## Records provided
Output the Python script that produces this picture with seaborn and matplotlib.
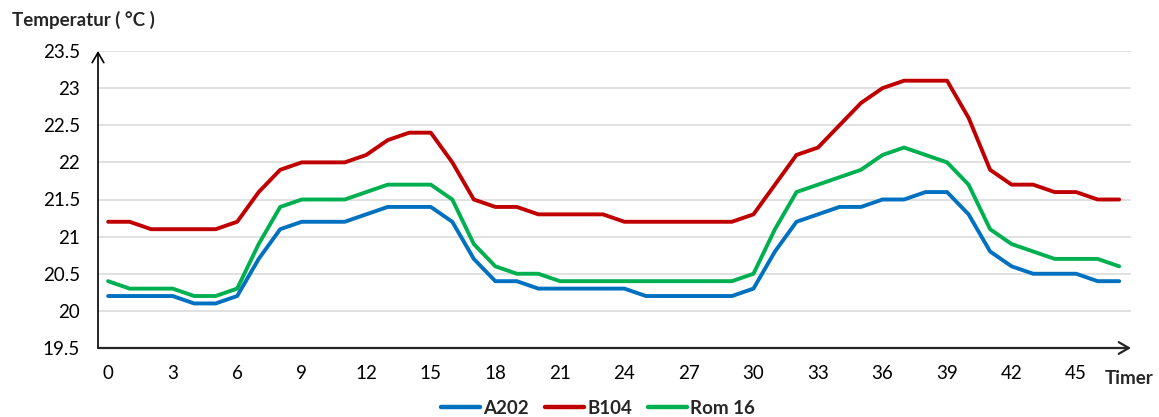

==

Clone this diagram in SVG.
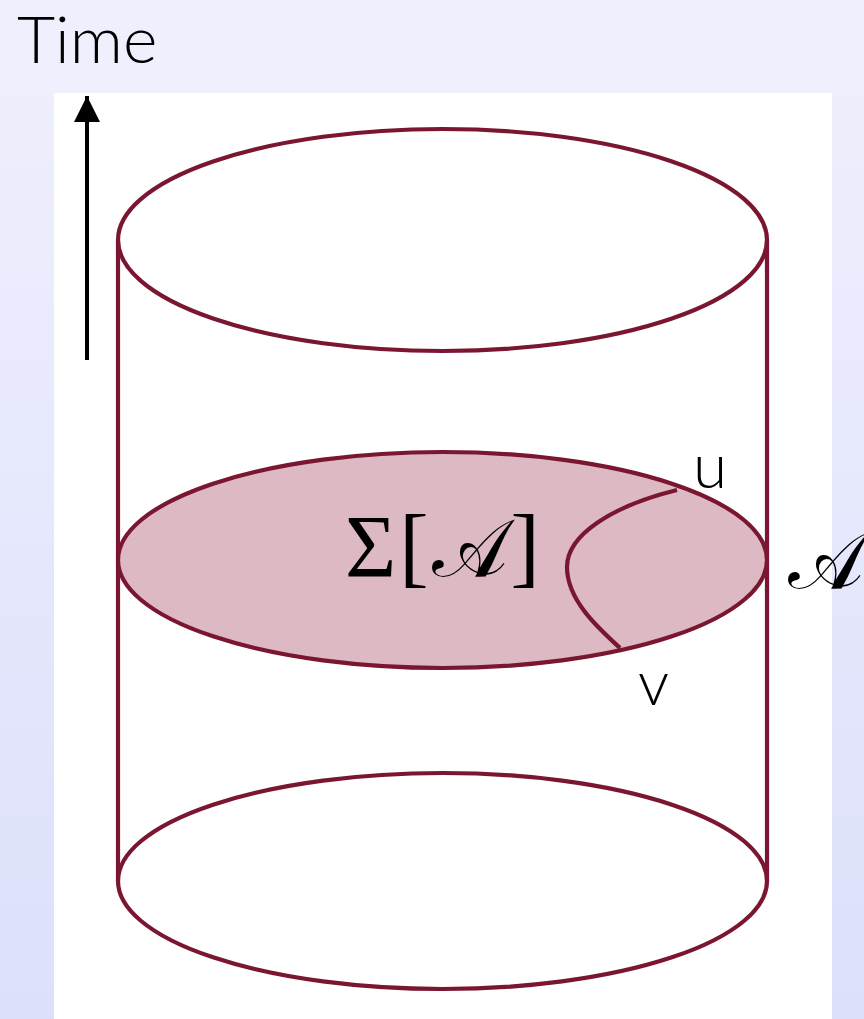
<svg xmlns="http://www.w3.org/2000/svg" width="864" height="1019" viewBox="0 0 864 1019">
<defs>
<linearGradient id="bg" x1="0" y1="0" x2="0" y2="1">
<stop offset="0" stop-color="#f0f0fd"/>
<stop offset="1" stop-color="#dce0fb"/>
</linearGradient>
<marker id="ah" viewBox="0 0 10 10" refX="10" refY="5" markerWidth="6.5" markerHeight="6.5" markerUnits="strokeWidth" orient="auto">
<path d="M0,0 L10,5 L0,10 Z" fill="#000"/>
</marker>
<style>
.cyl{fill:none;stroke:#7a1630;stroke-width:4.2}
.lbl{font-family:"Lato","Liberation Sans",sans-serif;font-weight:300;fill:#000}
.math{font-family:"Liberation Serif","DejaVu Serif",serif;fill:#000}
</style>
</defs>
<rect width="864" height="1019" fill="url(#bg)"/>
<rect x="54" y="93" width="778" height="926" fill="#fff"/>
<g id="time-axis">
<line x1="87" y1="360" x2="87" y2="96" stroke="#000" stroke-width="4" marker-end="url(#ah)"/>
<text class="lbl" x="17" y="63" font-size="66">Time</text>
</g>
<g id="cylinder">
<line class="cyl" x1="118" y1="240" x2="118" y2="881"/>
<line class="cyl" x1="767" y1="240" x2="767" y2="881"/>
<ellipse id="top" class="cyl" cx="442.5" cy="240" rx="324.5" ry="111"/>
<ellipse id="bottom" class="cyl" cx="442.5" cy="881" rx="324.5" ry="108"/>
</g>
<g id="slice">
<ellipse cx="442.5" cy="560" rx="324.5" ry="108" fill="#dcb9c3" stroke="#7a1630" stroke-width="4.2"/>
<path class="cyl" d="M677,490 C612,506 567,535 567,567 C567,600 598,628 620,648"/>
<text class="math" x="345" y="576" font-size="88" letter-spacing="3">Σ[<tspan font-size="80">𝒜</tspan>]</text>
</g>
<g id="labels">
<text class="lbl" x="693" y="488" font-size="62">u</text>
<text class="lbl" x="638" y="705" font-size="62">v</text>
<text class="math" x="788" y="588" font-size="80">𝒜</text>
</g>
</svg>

## Job
In the records above, find each line holding "this" and copy it.

## Finished exercise
Output the Python script that produces this picture with seaborn and matplotlib.
Clone this diagram in SVG.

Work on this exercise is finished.